Treatment Options for Sound Sensitivity
Patients are disappointed to hear that there isn’t a treatment to quickly eliminate sound sensitivity. But there are various options that can help you cope with the uncomfortable sounds. The goal with treatment is to improve your quality of life as much as possible.
You might choose to wear ear protection (such as earmuffs or earplugs) to muffle noises if you are spending time in a loud environment, like a concert or large social gathering.
Some providers offer sound therapy to retrain the auditory processing center in the brain. But this treatment method isn’t always effective.
Additionally, it’s also important to identify any other underlying health issues that might be causing sound sensitivity. If you are using medication that affects the hearing, then it might be necessary to switch medications or change the dosage.
Many people who have sound sensitivity also find it helpful to talk to a therapist for help. You can work through underlying anxieties or fears if these things are having a negative impact on your social activities.
Recruitment vs. Hyperacusis
Keep in mind that general sound sensitivity is different than recruitment – a condition that happens when someone is losing their hearing. Recruitment results in certain sounds being uncomfortably loud, but it typically only affects the perception of sounds within the frequency range of hearing loss.

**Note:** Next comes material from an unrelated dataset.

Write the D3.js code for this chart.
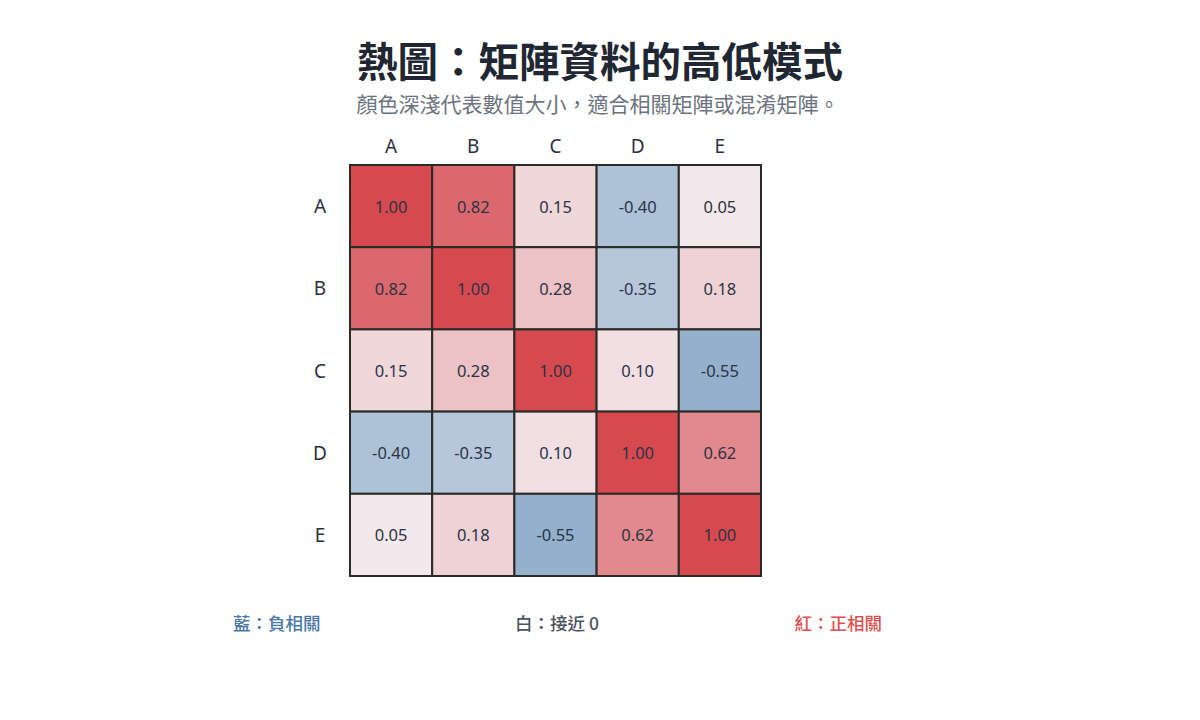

In comparison, sound sensitivity isn’t limited to certain frequencies. Hyperacusis affects all sounds, making everything seem louder than it actually is.
An audiologist can complete a thorough sound test to determine the type of sensitivity you are having. It’s important to diagnose your sensitivity so the medical team can design an ideal treatment plan to improve your hearing.
Sound Sensitivity: Is it Common?
This hearing condition isn’t common, but it can affect people of all ages. Some patients find that it’s simply a minor annoyance, but the sensitivity doesn’t interrupt their regular activities. They are able to live a happy life and manage the sensitivity throughout the day.
On the other hand, some people struggle to live with the symptoms of sound sensitivity. If you find that you have a hard time in any area of your life because of your sensitive ears, then it’s time to talk to a hearing specialist for a diagnosis and treatment.